# start of DATA IN THIS EXERCISE
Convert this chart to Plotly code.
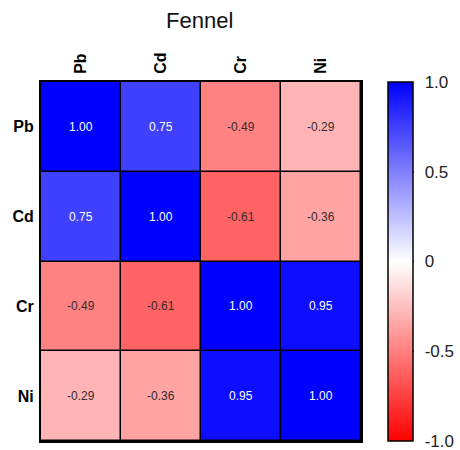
import plotly.graph_objects as go

# Correlation matrix of heavy metals in fennel
metals = ["Pb", "Cd", "Cr", "Ni"]
r_values = [
    [1.00, 0.75, -0.49, -0.29],
    [0.75, 1.00, -0.61, -0.36],
    [-0.49, -0.61, 1.00, 0.95],
    [-0.29, -0.36, 0.95, 1.00],
]
cbar_ticks = [1.0, 0.5, 0, -0.5, -1.0]
cbar_labels = ["1.0", "0.5", "0", "-0.5", "-1.0"]

FONT = "Liberation Sans, Arial, sans-serif"

PLOT_W, PLOT_H = 320, 359
CBAR_X = 1.084
CBAR_THICK = 25

fig = go.Figure(
    go.Heatmap(
        z=r_values,
        x=metals,
        y=metals,
        zmin=-1,
        zmax=1,
        colorscale=[[0.0, "rgb(255,0,0)"], [0.5, "rgb(255,255,255)"], [1.0, "rgb(0,0,255)"]],
        xgap=1.5,
        ygap=1.5,
        colorbar=dict(
            x=CBAR_X,
            xanchor="left",
            xpad=0,
            ypad=0,
            y=0.5,
            yanchor="middle",
            len=1.0,
            lenmode="fraction",
            thickness=CBAR_THICK,
            outlinewidth=1.5,
            outlinecolor="black",
            tickvals=cbar_ticks,
            ticktext=cbar_labels,
            ticks="outside",
            ticklen=8,
            tickcolor="rgba(0,0,0,0)",
            ticklabeloverflow="allow",
            tickfont=dict(family=FONT, size=17, color="#222"),
        ),
        hoverinfo="z",
    )
)

# Value labels inside each cell
annotations = []
for i, row_name in enumerate(metals):
    for j, col_name in enumerate(metals):
        v = r_values[i][j]
        annotations.append(
            dict(
                x=col_name,
                y=row_name,
                text=f"{v:.2f}",
                showarrow=False,
                font=dict(family=FONT, size=12, color="white" if v > 0 else "#3a2a2a"),
            )
        )

annotations.append(
    dict(
        text="Fennel",
        xref="paper",
        yref="paper",
        x=(199 - 41) / PLOT_W,
        y=1 + (82 - 21) / PLOT_H,
        xanchor="center",
        yanchor="middle",
        showarrow=False,
        font=dict(family=FONT, size=22, color="#111"),
    )
)

# Small inner tick dashes on both edges of the colour bar
shapes = []
left_edge = CBAR_X + 1 / PLOT_W
right_edge = CBAR_X + (CBAR_THICK + 1) / PLOT_W
dash = 4 / PLOT_W
for t in cbar_ticks:
    if abs(t) == 1.0:
        continue
    yp = (t + 1) / 2
    for x0, x1 in ((left_edge, left_edge + dash), (right_edge - dash, right_edge)):
        shapes.append(
            dict(type="line", xref="paper", yref="paper", x0=x0, x1=x1, y0=yp, y1=yp,
                 line=dict(color="black", width=1.5))
        )

fig.update_layout(
    width=460,
    height=450,
    margin=dict(l=41, r=99, t=82, b=9, autoexpand=False),
    paper_bgcolor="white",
    plot_bgcolor="black",
    annotations=annotations,
    shapes=shapes,
    font=dict(family=FONT),
    xaxis=dict(
        side="top",
        tickangle=-90,
        ticks="",
        showgrid=False,
        zeroline=False,
        showline=True,
        linewidth=2,
        linecolor="black",
        mirror=True,
        tickfont=dict(family=FONT, size=16, color="black", weight="bold"),
        ticklabelstandoff=3,
    ),
    yaxis=dict(
        autorange="reversed",
        ticks="",
        showgrid=False,
        zeroline=False,
        showline=True,
        linewidth=2,
        linecolor="black",
        mirror=True,
        tickfont=dict(family=FONT, size=16, color="black", weight="bold"),
        ticklabelstandoff=2,
    ),
)

fig.write_html("out.html")
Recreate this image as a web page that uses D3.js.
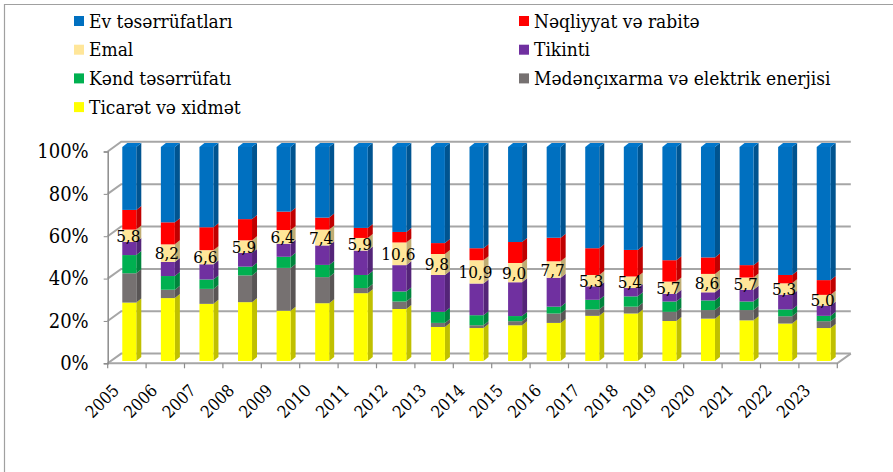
# end of DATA IN THIS EXERCISE
◆ **REQUIRED WORK**
Leave the pictures out and copy the rest of the data exactly.

◆ **FINISHED EXERCISE**
Convert this chart to Plotly code.
import plotly.graph_objects as go

# Correlation matrix of heavy metals in fennel
metals = ["Pb", "Cd", "Cr", "Ni"]
r_values = [
    [1.00, 0.75, -0.49, -0.29],
    [0.75, 1.00, -0.61, -0.36],
    [-0.49, -0.61, 1.00, 0.95],
    [-0.29, -0.36, 0.95, 1.00],
]
cbar_ticks = [1.0, 0.5, 0, -0.5, -1.0]
cbar_labels = ["1.0", "0.5", "0", "-0.5", "-1.0"]

FONT = "Liberation Sans, Arial, sans-serif"

PLOT_W, PLOT_H = 320, 359
CBAR_X = 1.084
CBAR_THICK = 25

fig = go.Figure(
    go.Heatmap(
        z=r_values,
        x=metals,
        y=metals,
        zmin=-1,
        zmax=1,
        colorscale=[[0.0, "rgb(255,0,0)"], [0.5, "rgb(255,255,255)"], [1.0, "rgb(0,0,255)"]],
        xgap=1.5,
        ygap=1.5,
        colorbar=dict(
            x=CBAR_X,
            xanchor="left",
            xpad=0,
            ypad=0,
            y=0.5,
            yanchor="middle",
            len=1.0,
            lenmode="fraction",
            thickness=CBAR_THICK,
            outlinewidth=1.5,
            outlinecolor="black",
            tickvals=cbar_ticks,
            ticktext=cbar_labels,
            ticks="outside",
            ticklen=8,
            tickcolor="rgba(0,0,0,0)",
            ticklabeloverflow="allow",
            tickfont=dict(family=FONT, size=17, color="#222"),
        ),
        hoverinfo="z",
    )
)

# Value labels inside each cell
annotations = []
for i, row_name in enumerate(metals):
    for j, col_name in enumerate(metals):
        v = r_values[i][j]
        annotations.append(
            dict(
                x=col_name,
                y=row_name,
                text=f"{v:.2f}",
                showarrow=False,
                font=dict(family=FONT, size=12, color="white" if v > 0 else "#3a2a2a"),
            )
        )

annotations.append(
    dict(
        text="Fennel",
        xref="paper",
        yref="paper",
        x=(199 - 41) / PLOT_W,
        y=1 + (82 - 21) / PLOT_H,
        xanchor="center",
        yanchor="middle",
        showarrow=False,
        font=dict(family=FONT, size=22, color="#111"),
    )
)

# Small inner tick dashes on both edges of the colour bar
shapes = []
left_edge = CBAR_X + 1 / PLOT_W
right_edge = CBAR_X + (CBAR_THICK + 1) / PLOT_W
dash = 4 / PLOT_W
for t in cbar_ticks:
    if abs(t) == 1.0:
        continue
    yp = (t + 1) / 2
    for x0, x1 in ((left_edge, left_edge + dash), (right_edge - dash, right_edge)):
        shapes.append(
            dict(type="line", xref="paper", yref="paper", x0=x0, x1=x1, y0=yp, y1=yp,
                 line=dict(color="black", width=1.5))
        )

fig.update_layout(
    width=460,
    height=450,
    margin=dict(l=41, r=99, t=82, b=9, autoexpand=False),
    paper_bgcolor="white",
    plot_bgcolor="black",
    annotations=annotations,
    shapes=shapes,
    font=dict(family=FONT),
    xaxis=dict(
        side="top",
        tickangle=-90,
        ticks="",
        showgrid=False,
        zeroline=False,
        showline=True,
        linewidth=2,
        linecolor="black",
        mirror=True,
        tickfont=dict(family=FONT, size=16, color="black", weight="bold"),
        ticklabelstandoff=3,
    ),
    yaxis=dict(
        autorange="reversed",
        ticks="",
        showgrid=False,
        zeroline=False,
        showline=True,
        linewidth=2,
        linecolor="black",
        mirror=True,
        tickfont=dict(family=FONT, size=16, color="black", weight="bold"),
        ticklabelstandoff=2,
    ),
)

fig.write_html("out.html")
Recreate this image as a web page that uses D3.js.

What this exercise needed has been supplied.